« La transmission », thème de la troisième édition, est précisément une problématique universelle, au cœur de l’humain, portée par l’aspiration à penser le Maghreb que nous voulons transmettre, à l’ancrer davantage au sein de l’Afrique et du monde. Nous sommes héritiers de valeurs, de cultures, de langues, de biens, de convictions que nous sommes à notre tour en charge de léguer. Faut-il transmettre à l’identique nos traditions, nos convictions, sans l’intelligence et la passion qui les fondent, comme une bougie qui n’éclaire que le bras qui la porte ? La transmission n’est pas la becquée. Transmettre, n’est-ce pas aussi apprendre à réinventer, à transgresser lorsque les circonstances l’imposent ? Plus encore, la transmission à l’identique ne risque-t-elle pas de conduire à la fermeture, puis à l’extrémisme ou à l’extinction ? Combien de civilisations prestigieuses se sont tues faute d’avoir su se renouveler ?

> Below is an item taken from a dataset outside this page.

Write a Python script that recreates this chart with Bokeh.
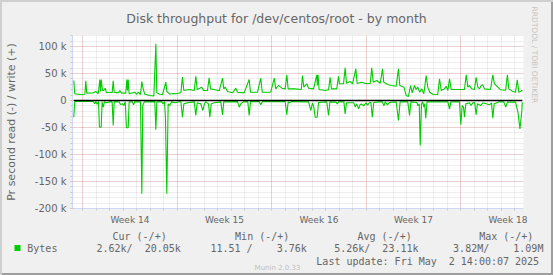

Quelles valeurs transmettre pour préparer le « vivre ensemble » à l’ère de l’intelligence artificielle à laquelle rien ne semble nous préparer aujourd’hui ? Face au développement des nouvelles technologies, quelles compétences transmettre, quand près de deux métiers sur trois exercés aujourd’hui ne le seront plus demain ? Quelle propédeutique enseigner pour faciliter l’acquisition des savoirs et comportements nouveaux ? Quelle sera notre place quand le contrôle du numérique se joue entre GAFAM et BATX , sans qu’il ne soit en rien question d’un espace vital pour d’autres ? Comment nos cultures survivront-elles et qu’adviendra-t-il des patrimoines, des biens et des entreprises, transmis dans cette tourmente ?
Admettons, avec les philosophes que l’intelligence humaine se mesure aussi à l’aptitude de chacun à faire face à l’imprévu et à l’incertain. La responsabilité de préparer aux mutations qui s’annoncent est immense. Qui s’en chargera ? La famille ? L’école ? Les intellectuels ? Les médias ? Et comment le faire ? Comment transmettre aux nouvelles générations ce qui fondera les valeurs de demain ? La transmission est aussi ascendante et horizontale : nos jeunes nous enrichissent de leur vision du monde et apprennent entre eux.
Nos écoles vivent un double défi : transmettre des savoirs fondamentaux et préparer à affronter des lendemains inconnus. Nul doute que la transmission conservera l’inviolable, le patrimoine matériel et immatériel sanctuarisé comme inaliénable, au niveau de nos territoires, de nos pays et de toute la planète. Des arbitrages sont à faire, des intelligences à mobiliser, sans distinction de nationalités, de cultures, de religions, de croyances, au sein desquels hommes et femmes partageront raisonnablement la responsabilité.
Cet argumentaire fait délibérément écho au brillant dialogue publié en 2003 sous le titre « Éloge de la transmission » . Seize ans plus tard, la donne a changé et la question de la transmission nous revient avec des interrogations multiples et urgentes sur nos modèles de développement. Cette 3ème édition de « Lettres du Maghreb » constitue un espace de liberté où nous invitons les penseurs, les auteurs, les créateurs, les décideurs, à exprimer l’ambition d’une transmission lucide pour un monde meilleur.